**Task description:**
Leave out all pictures. Return exactly the lines from the top of the material through the line containing "LEG_SIZES = [30, 40, 56, 56, 50]".
----
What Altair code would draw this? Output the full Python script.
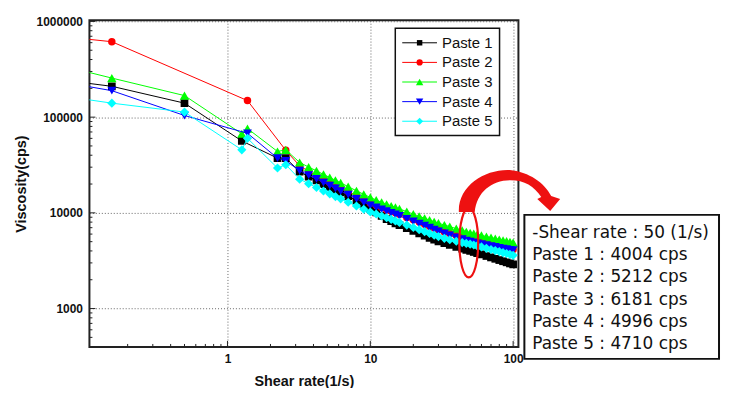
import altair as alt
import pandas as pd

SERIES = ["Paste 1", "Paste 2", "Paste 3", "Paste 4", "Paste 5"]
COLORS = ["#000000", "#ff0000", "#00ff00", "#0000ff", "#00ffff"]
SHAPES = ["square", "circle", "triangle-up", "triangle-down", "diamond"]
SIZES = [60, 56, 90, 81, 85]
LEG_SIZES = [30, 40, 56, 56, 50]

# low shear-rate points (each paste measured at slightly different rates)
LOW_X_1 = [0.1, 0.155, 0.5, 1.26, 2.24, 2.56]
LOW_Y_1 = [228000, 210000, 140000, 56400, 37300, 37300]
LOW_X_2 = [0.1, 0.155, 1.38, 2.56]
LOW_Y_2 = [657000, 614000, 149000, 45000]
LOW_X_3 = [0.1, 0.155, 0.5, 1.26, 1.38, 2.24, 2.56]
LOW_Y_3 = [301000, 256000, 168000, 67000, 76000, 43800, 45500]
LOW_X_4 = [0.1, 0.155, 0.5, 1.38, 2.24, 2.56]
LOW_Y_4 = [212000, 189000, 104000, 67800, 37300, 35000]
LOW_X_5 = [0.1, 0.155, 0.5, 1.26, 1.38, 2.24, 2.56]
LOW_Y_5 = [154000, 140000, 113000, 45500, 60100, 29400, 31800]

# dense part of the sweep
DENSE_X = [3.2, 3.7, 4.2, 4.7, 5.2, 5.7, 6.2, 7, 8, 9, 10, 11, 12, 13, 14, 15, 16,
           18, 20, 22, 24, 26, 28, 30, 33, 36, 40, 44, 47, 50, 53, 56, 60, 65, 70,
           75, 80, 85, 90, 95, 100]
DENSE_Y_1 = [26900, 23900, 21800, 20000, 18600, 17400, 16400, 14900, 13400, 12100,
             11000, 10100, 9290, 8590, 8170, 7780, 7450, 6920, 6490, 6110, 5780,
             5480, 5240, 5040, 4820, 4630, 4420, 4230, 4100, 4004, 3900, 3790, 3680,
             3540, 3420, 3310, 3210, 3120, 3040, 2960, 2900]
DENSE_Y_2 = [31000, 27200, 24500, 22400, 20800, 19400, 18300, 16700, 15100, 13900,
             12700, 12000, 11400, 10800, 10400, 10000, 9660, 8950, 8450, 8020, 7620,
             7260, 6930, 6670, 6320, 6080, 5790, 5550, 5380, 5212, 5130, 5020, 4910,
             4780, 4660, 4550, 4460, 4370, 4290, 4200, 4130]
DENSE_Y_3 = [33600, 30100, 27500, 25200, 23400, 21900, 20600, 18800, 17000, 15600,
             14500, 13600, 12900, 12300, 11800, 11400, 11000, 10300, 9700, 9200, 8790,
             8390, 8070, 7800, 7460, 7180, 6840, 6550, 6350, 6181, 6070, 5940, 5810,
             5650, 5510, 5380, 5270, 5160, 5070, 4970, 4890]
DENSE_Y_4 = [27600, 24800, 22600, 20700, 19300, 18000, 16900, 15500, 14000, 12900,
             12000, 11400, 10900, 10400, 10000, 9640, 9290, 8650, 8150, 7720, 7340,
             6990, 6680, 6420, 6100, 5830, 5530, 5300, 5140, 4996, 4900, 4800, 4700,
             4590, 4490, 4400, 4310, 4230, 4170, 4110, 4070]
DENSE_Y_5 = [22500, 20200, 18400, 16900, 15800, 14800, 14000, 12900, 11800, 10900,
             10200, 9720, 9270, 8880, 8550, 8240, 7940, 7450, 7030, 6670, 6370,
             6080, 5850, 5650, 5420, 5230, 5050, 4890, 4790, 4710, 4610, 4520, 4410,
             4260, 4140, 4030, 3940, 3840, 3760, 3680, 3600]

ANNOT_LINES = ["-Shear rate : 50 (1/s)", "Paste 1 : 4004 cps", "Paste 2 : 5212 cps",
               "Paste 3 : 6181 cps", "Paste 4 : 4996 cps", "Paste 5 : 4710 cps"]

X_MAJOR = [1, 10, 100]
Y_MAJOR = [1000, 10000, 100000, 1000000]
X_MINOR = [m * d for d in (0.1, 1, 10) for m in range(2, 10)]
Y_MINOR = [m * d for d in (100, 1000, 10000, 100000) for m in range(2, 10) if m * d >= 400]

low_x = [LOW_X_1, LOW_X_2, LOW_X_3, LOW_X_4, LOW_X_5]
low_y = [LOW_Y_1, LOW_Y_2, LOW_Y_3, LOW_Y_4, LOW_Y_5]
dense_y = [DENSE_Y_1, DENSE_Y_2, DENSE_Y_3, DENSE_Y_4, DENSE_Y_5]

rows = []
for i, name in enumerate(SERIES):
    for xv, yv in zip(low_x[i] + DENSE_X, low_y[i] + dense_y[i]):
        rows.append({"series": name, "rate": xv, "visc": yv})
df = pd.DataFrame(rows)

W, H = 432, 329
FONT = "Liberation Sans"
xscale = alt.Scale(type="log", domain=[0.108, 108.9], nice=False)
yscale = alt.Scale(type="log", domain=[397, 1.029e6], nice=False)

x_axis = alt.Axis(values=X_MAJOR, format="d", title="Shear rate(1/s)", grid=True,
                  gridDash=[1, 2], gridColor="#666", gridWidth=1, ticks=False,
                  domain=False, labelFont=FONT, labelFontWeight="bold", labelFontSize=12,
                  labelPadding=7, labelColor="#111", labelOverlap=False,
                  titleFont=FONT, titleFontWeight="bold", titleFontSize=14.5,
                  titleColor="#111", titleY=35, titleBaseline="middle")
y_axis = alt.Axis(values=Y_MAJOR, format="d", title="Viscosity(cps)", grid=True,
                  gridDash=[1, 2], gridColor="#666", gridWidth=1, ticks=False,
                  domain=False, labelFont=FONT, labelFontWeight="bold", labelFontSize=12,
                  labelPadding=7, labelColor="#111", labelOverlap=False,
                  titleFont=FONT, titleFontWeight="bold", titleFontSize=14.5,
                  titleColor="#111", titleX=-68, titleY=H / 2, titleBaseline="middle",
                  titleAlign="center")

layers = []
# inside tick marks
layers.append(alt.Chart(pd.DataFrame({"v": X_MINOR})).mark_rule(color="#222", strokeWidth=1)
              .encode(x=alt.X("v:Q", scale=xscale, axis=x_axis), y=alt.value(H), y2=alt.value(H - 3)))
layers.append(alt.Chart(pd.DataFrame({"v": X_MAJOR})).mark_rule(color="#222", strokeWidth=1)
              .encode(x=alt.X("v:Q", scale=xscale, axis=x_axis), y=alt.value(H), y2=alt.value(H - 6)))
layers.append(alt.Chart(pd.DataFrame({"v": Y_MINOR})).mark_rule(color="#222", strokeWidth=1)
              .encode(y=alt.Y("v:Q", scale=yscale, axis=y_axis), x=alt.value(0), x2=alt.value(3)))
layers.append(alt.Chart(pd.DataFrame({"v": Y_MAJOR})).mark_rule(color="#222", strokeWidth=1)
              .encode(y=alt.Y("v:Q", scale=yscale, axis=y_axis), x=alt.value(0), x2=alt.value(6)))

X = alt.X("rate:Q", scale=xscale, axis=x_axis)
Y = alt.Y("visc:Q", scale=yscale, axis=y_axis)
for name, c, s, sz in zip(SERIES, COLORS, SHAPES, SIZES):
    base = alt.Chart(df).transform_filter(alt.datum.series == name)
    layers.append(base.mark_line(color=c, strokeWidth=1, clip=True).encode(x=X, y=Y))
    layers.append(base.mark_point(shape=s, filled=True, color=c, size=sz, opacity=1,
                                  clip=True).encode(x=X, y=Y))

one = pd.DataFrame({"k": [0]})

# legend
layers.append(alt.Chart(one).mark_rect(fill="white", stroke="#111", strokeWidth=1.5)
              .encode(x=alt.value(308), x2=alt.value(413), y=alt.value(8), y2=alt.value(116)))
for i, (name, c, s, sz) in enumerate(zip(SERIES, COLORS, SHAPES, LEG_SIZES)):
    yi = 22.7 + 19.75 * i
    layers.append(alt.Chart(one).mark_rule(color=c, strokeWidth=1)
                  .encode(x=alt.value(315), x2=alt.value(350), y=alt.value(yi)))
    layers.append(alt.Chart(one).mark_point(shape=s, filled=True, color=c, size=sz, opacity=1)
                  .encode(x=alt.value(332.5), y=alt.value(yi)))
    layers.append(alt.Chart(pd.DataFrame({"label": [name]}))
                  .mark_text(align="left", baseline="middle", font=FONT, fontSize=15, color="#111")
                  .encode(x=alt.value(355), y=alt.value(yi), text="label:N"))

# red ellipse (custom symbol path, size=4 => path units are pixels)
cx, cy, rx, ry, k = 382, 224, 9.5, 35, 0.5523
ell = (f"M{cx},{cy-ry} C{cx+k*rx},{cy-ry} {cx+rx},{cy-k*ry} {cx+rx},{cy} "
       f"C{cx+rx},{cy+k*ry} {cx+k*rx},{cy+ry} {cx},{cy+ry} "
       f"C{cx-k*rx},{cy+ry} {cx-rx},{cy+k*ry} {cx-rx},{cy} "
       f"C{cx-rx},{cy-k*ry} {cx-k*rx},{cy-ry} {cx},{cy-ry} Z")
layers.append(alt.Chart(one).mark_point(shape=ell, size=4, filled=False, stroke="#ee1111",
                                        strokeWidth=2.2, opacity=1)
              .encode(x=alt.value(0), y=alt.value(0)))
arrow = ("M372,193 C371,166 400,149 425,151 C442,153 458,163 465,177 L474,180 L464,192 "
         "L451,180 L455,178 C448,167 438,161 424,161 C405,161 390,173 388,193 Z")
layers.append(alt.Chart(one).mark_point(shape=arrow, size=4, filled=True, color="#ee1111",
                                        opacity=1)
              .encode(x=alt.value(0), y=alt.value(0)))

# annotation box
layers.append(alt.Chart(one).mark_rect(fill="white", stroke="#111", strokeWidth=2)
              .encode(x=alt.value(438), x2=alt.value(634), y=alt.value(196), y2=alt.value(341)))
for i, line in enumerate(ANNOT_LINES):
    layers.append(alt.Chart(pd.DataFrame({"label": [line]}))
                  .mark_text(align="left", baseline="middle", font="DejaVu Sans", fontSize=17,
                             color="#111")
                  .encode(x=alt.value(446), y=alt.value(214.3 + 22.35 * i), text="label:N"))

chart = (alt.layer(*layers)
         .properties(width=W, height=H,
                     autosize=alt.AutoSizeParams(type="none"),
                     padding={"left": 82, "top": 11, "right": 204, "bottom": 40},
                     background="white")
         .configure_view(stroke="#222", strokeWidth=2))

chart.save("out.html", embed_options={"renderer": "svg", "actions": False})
----
**Solved exercise:**
What Altair code would draw this? Output the full Python script.
import altair as alt
import pandas as pd

SERIES = ["Paste 1", "Paste 2", "Paste 3", "Paste 4", "Paste 5"]
COLORS = ["#000000", "#ff0000", "#00ff00", "#0000ff", "#00ffff"]
SHAPES = ["square", "circle", "triangle-up", "triangle-down", "diamond"]
SIZES = [60, 56, 90, 81, 85]
LEG_SIZES = [30, 40, 56, 56, 50]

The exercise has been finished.